By Jamaal Ryan
There’s a strange phenomenon that comes from the expected social dichotomy of the “social norm” between men and women. When men are assholes, they get more positive attention, are ostensibly more successful at dating, and even revered as leaders in some instances. But looking through this patriarchal lens, women are held to a polarizing standard. Women should be nice, pandering, and passive in order to align themselves with gender expectations.
These gender differences have been given empirical context in a study conducted by members of Virginia Tech, and Ohio & Pennsylvania State Universities. The experimenters played Modern Warfare 3 on PS3, taking on gender specific monikers such as “Ashley…” and “John…”. Their performances online varied, but the independent variable was their online behavior, ranging from spouting phrases such as “nice shot” to “you suck” before sending out friend requests after matches. The concluding factors or the dependent variables were the responses to these friend requests, which the results then reflected that men who were jerks and women who played nice got more friend request responses than men who played nice and women who were jerks.

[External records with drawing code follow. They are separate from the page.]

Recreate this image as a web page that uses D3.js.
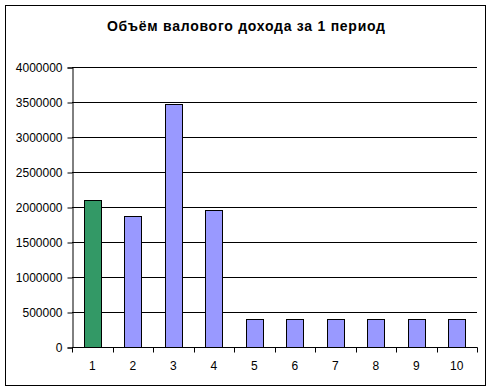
<!DOCTYPE html>
<html>
<head>
<meta charset="utf-8">
<script src="https://cdn.jsdelivr.net/npm/d3@7"></script>
<style>
  body { margin: 0; background: #fff; }
  text { font-family: "Liberation Sans", Arial, sans-serif; }
</style>
</head>
<body>
<svg width="491" height="390"></svg>
<script>
var periods = ['1', '2', '3', '4', '5', '6', '7', '8', '9', '10'];
var income = [2100000, 1870000, 3470000, 1960000, 395000, 395000, 395000, 395000, 395000, 395000];
var barColors = ['#339966', '#9999ff', '#9999ff', '#9999ff', '#9999ff', '#9999ff', '#9999ff', '#9999ff', '#9999ff', '#9999ff'];
var yTicks = [0, 500000, 1000000, 1500000, 2000000, 2500000, 3000000, 3500000, 4000000];
var title = 'Объём валового дохода за 1 период';

var svg = d3.select('svg');
var plotLeft = 72, plotRight = 477, plotTop = 67, plotBottom = 347;

// chart border
svg.append('rect')
    .attr('x', 5.5).attr('y', 5.5)
    .attr('width', 480).attr('height', 380)
    .attr('fill', 'white').attr('stroke', 'black').attr('stroke-width', 1);

svg.append('text')
    .attr('x', 107).attr('y', 31)
    .attr('font-size', 14).attr('font-weight', 'bold')
    .attr('textLength', 278).attr('lengthAdjust', 'spacing')
    .text(title);

var x = d3.scaleBand().domain(periods).range([plotLeft, plotRight]).paddingInner(0.58).paddingOuter(0.29);
var xb = d3.scaleBand().domain(periods).range([plotLeft, plotRight]);
var y = d3.scaleLinear().domain([0, 4000000]).range([plotBottom, plotTop]);

// gridlines
svg.append('g').selectAll('line.grid').data(yTicks.slice(1)).enter()
    .append('line')
    .attr('class', 'grid')
    .attr('x1', plotLeft).attr('x2', plotRight)
    .attr('y1', function (d) { return Math.round(y(d)) + 0.5; })
    .attr('y2', function (d) { return Math.round(y(d)) + 0.5; })
    .attr('stroke', 'black');

// bars
svg.append('g').selectAll('rect.bar').data(income).enter()
    .append('rect')
    .attr('class', 'bar')
    .attr('x', function (d, i) { return Math.round(x(periods[i])) + 0.5; })
    .attr('width', Math.round(x.bandwidth()))
    .attr('y', function (d) { return Math.round(y(d)) + 0.5; })
    .attr('height', function (d) { return Math.round(plotBottom - y(d)); })
    .attr('fill', function (d, i) { return barColors[i]; })
    .attr('stroke', 'black');

// y axis
var yAxis = svg.append('g')
    .attr('transform', 'translate(' + (plotLeft + 0.5) + ',0.5)')
    .call(d3.axisLeft(y).tickValues(yTicks).tickSize(5).tickPadding(5).tickFormat(d3.format('d')));
yAxis.selectAll('path, line').attr('stroke', 'black');
yAxis.selectAll('text').attr('font-size', 12).attr('fill', 'black')
    .attr('font-family', '"Liberation Sans", Arial, sans-serif');

// x axis
var xAxisG = svg.append('g').attr('transform', 'translate(0,' + (plotBottom + 0.5) + ')');
xAxisG.append('line')
    .attr('x1', plotLeft).attr('x2', plotRight + 0.5)
    .attr('stroke', 'black');
xAxisG.selectAll('line.tick').data(periods.concat(['end'])).enter()
    .append('line')
    .attr('class', 'tick')
    .attr('x1', function (d, i) { return Math.round(plotLeft + i * xb.bandwidth()) + 0.5; })
    .attr('x2', function (d, i) { return Math.round(plotLeft + i * xb.bandwidth()) + 0.5; })
    .attr('y1', 0).attr('y2', 5)
    .attr('stroke', 'black');
xAxisG.selectAll('text').data(periods).enter()
    .append('text')
    .attr('x', function (d) { return xb(d) + xb.bandwidth() / 2; })
    .attr('y', 22)
    .attr('text-anchor', 'middle')
    .attr('font-size', 12)
    .text(function (d) { return d; });
</script>
</body>
</html>
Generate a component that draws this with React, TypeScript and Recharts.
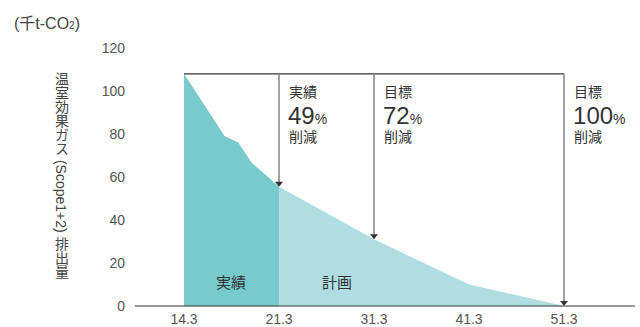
import React from 'react';
import { ComposedChart, Area, XAxis, YAxis, ReferenceLine, ReferenceDot } from 'recharts';

// fiscal year-ends (yy.m) and emissions in 千t-CO2
const actualYears = ['14.3', '17.3', '18.3', '19.3', '20.3', '21.3'];
const actualValues = [108, 79, 76, 66.5, 61, 55.5];
const planYears = ['21.3', '31.3', '41.3', '51.3'];
const planValues = [55.5, 31, 10, 0];
const tickLabels = ['14.3', '21.3', '31.3', '41.3', '51.3'];
const yTicks = [0, 20, 40, 60, 80, 100, 120];

const targets = [
  { year: '21.3', head: '実績', pct: 49 },
  { year: '31.3', head: '目標', pct: 72 },
  { year: '51.3', head: '目標', pct: 100 },
];

const FONT = '"Liberation Sans", "Noto Sans CJK JP", sans-serif';
const BASE = actualValues[0];

// the axis is not linear in time: 14.3→21.3 and each later decade take one step each
const pos = (y: string) => {
  const yr = parseFloat(y);
  return yr <= 21.3 ? (yr - 14.3) / 7 : 1 + (yr - 21.3) / 10;
};

const valueAt = (y: string) => {
  const i = planYears.indexOf(y);
  if (i >= 0) return planValues[i];
  return actualValues[actualYears.indexOf(y)];
};

const rows: any[] = [];
actualYears.forEach((y, i) => rows.push({ x: pos(y), actual: actualValues[i] }));
planYears.forEach((y, i) => {
  const r = rows.find((d) => d.x === pos(y));
  if (r) r.plan = planValues[i];
  else rows.push({ x: pos(y), plan: planValues[i] });
});

const ArrowShape = (t: any) => (props: any) => {
  const { x1, y1, y2 } = props;
  const top = Math.min(y1, y2);
  const bot = Math.max(y1, y2);
  return (
    <g>
      <line x1={x1} y1={top} x2={x1} y2={bot - 4} stroke="#8a8a8a" strokeWidth={1.6} />
      <polygon points={`${x1 - 4},${bot - 5} ${x1 + 4},${bot - 5} ${x1},${bot}`} fill="#333" />
      <text x={x1 + 10} y={top + 23} fontSize={14} fill="#333" fontFamily={FONT}>{t.head}</text>
      <text x={x1 + 9} y={top + 50} fontSize={24} fill="#333" fontFamily={FONT}>
        {t.pct}
        <tspan fontSize={14}>%</tspan>
      </text>
      <text x={x1 + 10} y={top + 68} fontSize={14} fill="#333" fontFamily={FONT}>削減</text>
    </g>
  );
};

const AreaLabel = (txt: string) => (p: any) => (
  <text x={p.cx} y={p.cy} textAnchor="middle" dominantBaseline="central" fontSize={15} fill="#333" fontFamily={FONT}>
    {txt}
  </text>
);

export default function App() {
  return (
    <div style={{ position: 'absolute', left: 0, top: 0, width: 640, height: 327, background: '#fff', fontFamily: FONT }}>
      <div style={{ position: 'absolute', left: 14, top: 10, fontSize: 16, color: '#444', whiteSpace: 'nowrap' }}>
        (千t-CO<span style={{ fontSize: 10 }}>2</span>)
      </div>
      <div
        style={{
          position: 'absolute',
          left: 51,
          top: 72,
          writingMode: 'vertical-rl',
          fontSize: 14,
          color: '#444',
          whiteSpace: 'nowrap',
        }}
      >
        温室効果ガス (Scope1+2) 排出量
      </div>
      <ComposedChart width={640} height={327} data={rows} margin={{ top: 48, right: 5, bottom: 0, left: 0 }}>
        <XAxis
          type="number"
          dataKey="x"
          domain={[-0.516, 4.747]}
          ticks={[0, 1, 2, 3, 4]}
          tickFormatter={(v) => tickLabels[v]}
          allowDataOverflow
          height={21}
          tickLine={false}
          axisLine={{ stroke: '#333' }}
          tick={{ fontSize: 14, fill: '#555', fontFamily: FONT }}
        />
        <YAxis
          type="number"
          domain={[0, 120]}
          ticks={yTicks}
          width={135}
          tickLine={false}
          axisLine={false}
          tickMargin={4}
          tick={{ fontSize: 14, fill: '#555', fontFamily: FONT }}
        />
        <Area type="linear" dataKey="actual" stroke="none" fill="#77cbcd" fillOpacity={1} dot={false} activeDot={false} isAnimationActive={false} />
        <Area type="linear" dataKey="plan" stroke="none" fill="#afdde2" fillOpacity={1} dot={false} activeDot={false} isAnimationActive={false} />
        <ReferenceLine
          segment={[{ x: pos(actualYears[0]), y: BASE }, { x: pos(planYears[planYears.length - 1]), y: BASE }]}
          stroke="#333"
          strokeWidth={1.2}
        />
        {targets.map((t) => (
          <ReferenceLine
            key={t.year + t.pct}
            segment={[{ x: pos(t.year), y: BASE }, { x: pos(t.year), y: valueAt(t.year) }]}
            shape={ArrowShape(t)}
          />
        ))}
        <ReferenceDot x={0.495} y={11} r={0} shape={AreaLabel('実績')} />
        <ReferenceDot x={1.61} y={11} r={0} shape={AreaLabel('計画')} />
      </ComposedChart>
    </div>
  );
}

It’s a rather eye opening phenomena that deeply reflects the attractions, expectations, and even desires of online players. It’s easy to compare online behavior to high school, since it’s safe to assume that a profound percentage of console online competitive shooters are dominated by high schoolers. Remember that douche guy who was loud, obnoxious, and fed off of bullying others? He was quite popular, right? And though it isn’t as cut and dry to nail down that high school girls who reflected the same behavior as some of the more popular boys struggled socially as they had their fair share of followings too, girls with a more “submissive” attitude were far more socially successful than submissive boys.
“Nice guys finish last.” That’s a phrase that my friends and I kicked around when discussing dating in high school and college. The sort of dickish behavior we see from men is often coupled with dominance, and in the worst cases, leadership. It is the bullish machismo mentality that one must steam roll without abandon to get out on top, and men who don’t adhere to this expectation often have their masculinity questioned. And while women can have equal success with such behavior, it’s rarely met without resistance. Within the context of Call of Duty matches, the motivation in accepting a friend request from a female who played nice is often sexual:
“These differences would affect others’ reactions when they become aware of a user’s gender, in which one type of reaction is sending sexual messages to female users.”

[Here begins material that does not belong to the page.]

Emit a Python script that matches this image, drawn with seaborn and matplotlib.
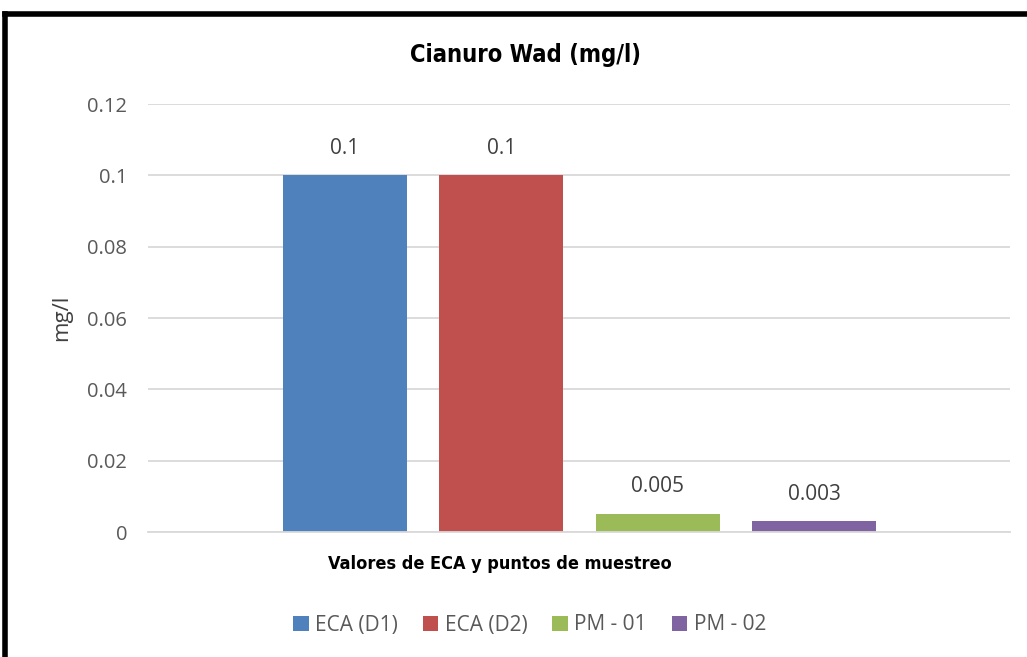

We seem to be reduced to our most primitive and most impulsive form online, drawing hard cut expectations whenever any identifying factor is revealed in game, whether it alludes to sex, race, religion, or sexual orientation. In the context of gender, we are most responsive to those who behave along the lines of our perception of sex, and ignore or actively distance ourselves from those who violate it:
“The videogame social environment is quite masculine, therefore male players would behave and expect very masculine social interactions and the opposite is true for female players, they should behave submissively or what they think women ought to be. Should a female player violate these expectations by asserting herself, social punishments ensue such as questioning her legitimacy and competence as a gamer . Should a male player violate their masculine expectations, well other men will denigrate their manhood and competence.”